If I were King of the Calendar, the year would begin with the celebration of the incarnation of Christ at Christmas and end with celebration of His resurrection at Easter. (I haven’t worked out rest of the details of the new Stevian Calendar. I’ll have to commission a study to flesh it out. It would have certainly have a Bacon Day, though. And I don’t mean Francis Bacon or Roger Bacon or even Edna Bacon.)
I grew up in a Roman Catholic home, but I don’t have warm spot in my heart for popes and popishness in general. That said, Pope Benedict does have the ear of much of the planet. The UK Daily Mail has excerpts from Benedict’s Good Friday address to the faithful. Denominational differences aside, he speaks the truth about the growing secularization of what we loosely call ‘culture’ and increased ridicule of the things of God.

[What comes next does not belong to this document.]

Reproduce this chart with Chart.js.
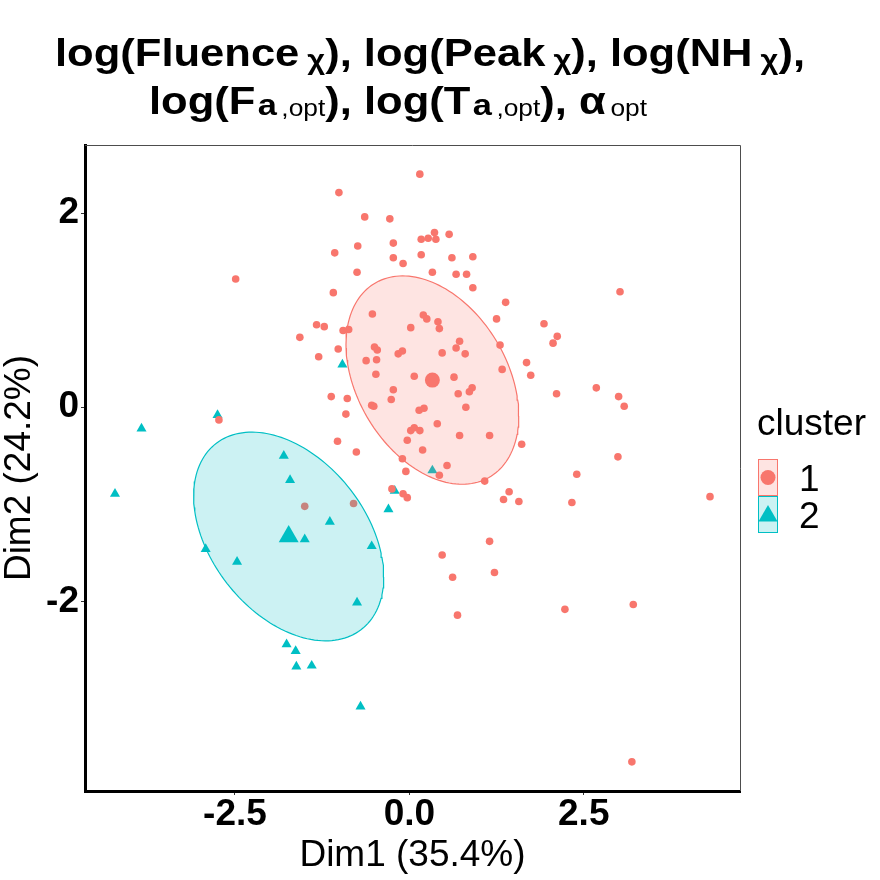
<!DOCTYPE html>
<html>
<head>
<meta charset="utf-8">
<script src="https://cdn.jsdelivr.net/npm/chart.js@4.4.1/dist/chart.umd.min.js"></script>
<style>
  html, body { margin: 0; padding: 0; background: #fff; }
  #wrap { width: 880px; height: 880px; }
</style>
</head>
<body>
<div id="wrap"><canvas id="pcaChart" width="880" height="880"></canvas></div>
<script>
// cluster 1 individuals (Dim1, Dim2)
const c1x = [0.15, -1.01, -0.64, -0.28, 0.36, 0.57, 0.17, 0.27, 0.38, -0.23,
  -0.74, -1.07, -0.23, 0.17, 0.61, 0.91, -0.09, -0.75, 0.33, 0.67,
  0.82, 0.91, -1.09, 1.38, -0.53, 0.20, 0.25, 0.41, 0.43, 1.25,
  1.93, -1.33, -1.22, -0.95, -0.87, 0.02, 2.12, -1.57, -2.49, 3.02,
  2.06, 0.72, 0.67, 1.30, -1.02, -0.50, -0.46, -0.16, -0.10, 0.47,
  0.80, -1.30, -0.62, -0.47, 1.68, 1.33, 1.74, -0.48, 0.07, 0.64,
  -0.23, 0.90, 0.86, 0.70, 2.11, -1.12, -0.89, -0.26, -0.54, -0.51,
  0.14, 0.21, 0.81, -0.91, 0.40, 0.02, 0.07, 0.15, 0.72, 1.15,
  -1.03, -0.03, 1.61, -0.76, 0.19, -0.10, 0.54, -0.05, 0.43, 1.08,
  2.40, -0.25, -0.09, -0.03, 1.43, 1.35, 1.57, 2.33, 1.15, 0.47,
  0.62, 1.22, 0.69, 2.23, 3.21, 2.68, 3.00, 3.08, 2.99, 4.31,
  3.19, -2.73, -1.50, -0.80];
const c1y = [2.40, 2.21, 1.96, 1.94, 1.80, 1.78, 1.73, 1.74, 1.73, 1.69,
  1.66, 1.59, 1.54, 1.57, 1.54, 1.55, 1.48, 1.39, 1.39, 1.37,
  1.37, 1.23, 1.18, 1.08, 0.96, 0.95, 0.91, 0.88, 0.81, 0.91,
  0.86, 0.85, 0.83, 0.79, 0.80, 0.82, 0.73, 0.72, 1.32, 1.19,
  0.66, 0.68, 0.61, 0.64, 0.60, 0.62, 0.59, 0.55, 0.58, 0.56,
  0.55, 0.52, 0.48, 0.49, 0.46, 0.39, 0.33, 0.34, 0.32, 0.31,
  0.18, 0.20, 0.16, 0.14, 0.14, 0.11, 0.09, 0.08, 0.02, 0.01,
  -0.03, -0.01, 0.00, -0.07, -0.17, -0.24, -0.21, -0.24, -0.29, -0.29,
  -0.35, -0.34, -0.38, -0.46, -0.44, -0.53, -0.60, -0.66, -0.70, -0.76,
  -0.69, -0.84, -0.89, -0.93, -0.87, -0.95, -0.97, -0.98, -1.38, -1.52,
  -1.75, -1.70, -2.14, -2.08, -2.03, 0.20, 0.11, 0.01, -0.51, -0.92,
  -3.65, -0.13, -1.02, -0.99];

// cluster 2 individuals
const c2x = [-4.22, -3.84, -2.75, -0.96, 0.33, -1.80, -1.71, -0.21, -1.14, -1.50,
  -2.92, -2.47, -0.54, -0.30, -0.75, -1.76, -1.63, -1.62, -1.40, -0.70];
const c2y = [-0.89, -0.22, -0.08, 0.44, -0.65, -0.50, -0.75, -0.86, -1.18, -1.36,
  -1.46, -1.59, -1.43, -1.05, -2.01, -2.44, -2.51, -2.67, -2.66, -3.08];

// cluster centres
const centerX = [0.33, -1.73];
const centerY = [0.28, -1.33];

// normal ellipse per cluster: variance Dim1, variance Dim2, covariance
const ellVarX = [1.534, 1.857];
const ellVarY = [1.150, 1.154];
const ellCov = [-0.457, -0.568];

const clusterNames = ["1", "2"];
const xTicks = [-2.5, 0, 2.5];
const xTickLabels = ["-2.5", "0.0", "2.5"];
const yTicks = [-2, 0, 2];
const yTickLabels = ["-2", "0", "2"];
const xLimits = [-4.65, 4.74];
const yLimits = [-3.95, 2.70];

const FONT = '"Liberation Sans", Arial, Helvetica, sans-serif';
const colors = ["#F8766D", "#00BFC4"];
const fills = ["rgba(248,118,109,0.2)", "rgba(0,191,196,0.2)"];
const shapes = ["circle", "triangle"];

function zip(xs, ys) {
    return xs.map((x, i) => ({ x: x, y: ys[i] }));
}

function ellipsePoints(k) {
    const a = Math.sqrt(ellVarX[k]);
    const b = ellCov[k] / a;
    const c = Math.sqrt(ellVarY[k] - b * b);
    const pts = [];
    for (let i = 0; i <= 160; i++) {
        const t = i / 160 * 2 * Math.PI;
        pts.push({
            x: centerX[k] + a * Math.cos(t),
            y: centerY[k] + b * Math.cos(t) + c * Math.sin(t)
        });
    }
    return pts;
}

// title pieces: m = main, x = chi subscript, a = bold subscript, o = small subscript
const titleLines = [
    [["log(Fluence", "m"], ["χ", "x"], ["), log(Peak", "m"], ["χ", "x"], ["), log(NH", "m"], ["χ", "x"], ["),", "m"]],
    [["log(F", "m"], ["a", "a"], [",opt", "o"], ["), log(T", "m"], ["a", "a"], [",opt", "o"], ["), α", "m"], ["opt", "o"]]
];
const pieceStyle = {
    m: { font: "bold 38px " + FONT, dy: 0, gap: 0 },
    x: { font: "bold 27px " + FONT, dy: 3, gap: 7 },
    a: { font: "bold 30px " + FONT, dy: 1, gap: 2 },
    o: { font: "23px " + FONT, dy: 2, gap: 4 }
};

const titlePlugin = {
    id: "plotTitle",
    afterDraw(chart) {
        const ctx = chart.ctx;
        ctx.save();
        ctx.fillStyle = "#000";
        ctx.textBaseline = "alphabetic";
        const widths = titleLines.map(line => line.reduce((w, p) => {
            ctx.font = pieceStyle[p[1]].font;
            return w + pieceStyle[p[1]].gap + ctx.measureText(p[0]).width;
        }, 0));
        const sx = 750 / widths[0];
        const centers = [430, 398];
        const baselines = [66, 114];
        titleLines.forEach((line, li) => {
            ctx.save();
            ctx.translate(centers[li] - widths[li] * sx / 2, baselines[li]);
            ctx.scale(sx, 1);
            let x = 0;
            line.forEach(p => {
                const st = pieceStyle[p[1]];
                ctx.font = st.font;
                x += st.gap;
                ctx.fillText(p[0], x, st.dy);
                x += ctx.measureText(p[0]).width;
            });
            ctx.restore();
        });
        ctx.restore();
    }
};

const framePlugin = {
    id: "frame",
    afterDraw(chart) {
        const { ctx, chartArea: a } = chart;
        ctx.save();
        ctx.strokeStyle = "#4d4d4d";
        ctx.lineWidth = 1;
        ctx.beginPath();
        ctx.moveTo(a.left, a.top + 0.5);
        ctx.lineTo(a.right + 0.5, a.top + 0.5);
        ctx.lineTo(a.right + 0.5, a.bottom);
        ctx.stroke();
        ctx.restore();
    }
};

const legendPlugin = {
    id: "clusterLegend",
    afterDraw(chart) {
        const ctx = chart.ctx;
        ctx.save();
        ctx.fillStyle = "#000";
        ctx.font = "37px " + FONT;
        ctx.textBaseline = "alphabetic";
        ctx.fillText("cluster", 757, 435);
        clusterNames.forEach((name, k) => {
            const top = 459 + k * 37;
            ctx.fillStyle = fills[k];
            ctx.fillRect(758, top, 20, 37);
            ctx.strokeStyle = colors[k];
            ctx.lineWidth = 1;
            ctx.strokeRect(758.5, top + 0.5, 19, 36);
            ctx.fillStyle = colors[k];
            Chart.helpers.drawPoint(ctx, {
                pointStyle: shapes[k],
                radius: k === 0 ? 7.5 : 11,
                rotation: 0,
                borderWidth: 0
            }, 768, k === 0 ? 477.5 : 516);
            ctx.fillStyle = "#000";
            ctx.font = "37px " + FONT;
            ctx.fillText(name, 799, top + 32);
        });
        ctx.restore();
    }
};

document.addEventListener("DOMContentLoaded", function () {
    const ctx = document.getElementById("pcaChart").getContext("2d");

    const pointSets = clusterNames.map((name, k) => ({
        type: "scatter",
        label: name,
        data: k === 0 ? zip(c1x, c1y) : zip(c2x, c2y),
        showLine: false,
        pointStyle: shapes[k],
        pointRadius: k === 0 ? 3.8 : 5.8,
        pointBackgroundColor: colors[k],
        pointBorderWidth: 0,
        order: 3
    }));
    const ellipseSets = clusterNames.map((name, k) => ({
        type: "line",
        data: ellipsePoints(k),
        showLine: true,
        fill: "shape",
        tension: 0,
        backgroundColor: fills[k],
        borderColor: colors[k],
        borderWidth: 1.2,
        pointRadius: 0,
        order: 2
    }));
    const centerSets = clusterNames.map((name, k) => ({
        type: "scatter",
        data: [{ x: centerX[k], y: centerY[k] }],
        showLine: false,
        pointStyle: shapes[k],
        pointRadius: k === 0 ? 7.5 : 11.5,
        pointBackgroundColor: colors[k],
        pointBorderWidth: 0,
        order: 1
    }));

    new Chart(ctx, {
        type: "scatter",
        data: { datasets: pointSets.concat(ellipseSets, centerSets) },
        options: {
            responsive: false,
            animation: false,
            devicePixelRatio: 1,
            events: [],
            layout: { padding: { top: 145, right: 140, bottom: 0, left: 0 } },
            plugins: { legend: { display: false }, tooltip: { enabled: false } },
            scales: {
                x: {
                    type: "linear",
                    min: xLimits[0],
                    max: xLimits[1],
                    afterBuildTicks: s => { s.ticks = xTicks.map(v => ({ value: v })); },
                    afterFit: s => { s.height = 89; },
                    grid: { display: true, drawOnChartArea: false, drawTicks: true, tickLength: 4, color: "#333", lineWidth: 1 },
                    border: { display: true, color: "#000", width: 3 },
                    ticks: {
                        color: "#000",
                        padding: 1,
                        maxRotation: 0,
                        autoSkip: false,
                        font: { family: FONT, size: 37, weight: "bold", lineHeight: 1 },
                        callback: v => xTickLabels[xTicks.indexOf(v)]
                    },
                    title: {
                        display: true,
                        text: "Dim1 (35.4%)",
                        color: "#000",
                        font: { family: FONT, size: 37, lineHeight: 1 },
                        padding: { top: 0, bottom: 6 }
                    }
                },
                y: {
                    type: "linear",
                    min: yLimits[0],
                    max: yLimits[1],
                    afterBuildTicks: s => { s.ticks = yTicks.map(v => ({ value: v })); },
                    afterFit: s => { s.width = 85; },
                    grid: { display: true, drawOnChartArea: false, drawTicks: true, tickLength: 4, color: "#333", lineWidth: 1 },
                    border: { display: true, color: "#000", width: 3 },
                    ticks: {
                        color: "#000",
                        padding: 2,
                        autoSkip: false,
                        font: { family: FONT, size: 37, weight: "bold", lineHeight: 1 },
                        callback: v => yTickLabels[yTicks.indexOf(v)]
                    },
                    title: {
                        display: true,
                        text: "Dim2 (24.2%)",
                        color: "#000",
                        font: { family: FONT, size: 37, lineHeight: 1 },
                        padding: { top: 1, bottom: 0 }
                    }
                }
            }
        },
        plugins: [titlePlugin, framePlugin, legendPlugin]
    });
});
</script>
</body>
</html>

‘Jesus is humiliated in new ways even today – when things that are most holy and profound in the faith are being trivialised, the sense of the sacred is allowed to erode,’ he will say.
‘Everything in public life risks being desacralised – persons, places, pledges, prayers, practices, words, sacred writings, religious formulae, symbols, ceremonies. Our life together is being increasingly secularised.
‘Religious life grows diffident. Thus we see the most momentous matters placed among trifles, and trivialities glorified. Values and norms that held societies together and drew people to higher ideals are laughed at and thrown overboard. Jesus continues to be ridiculed.’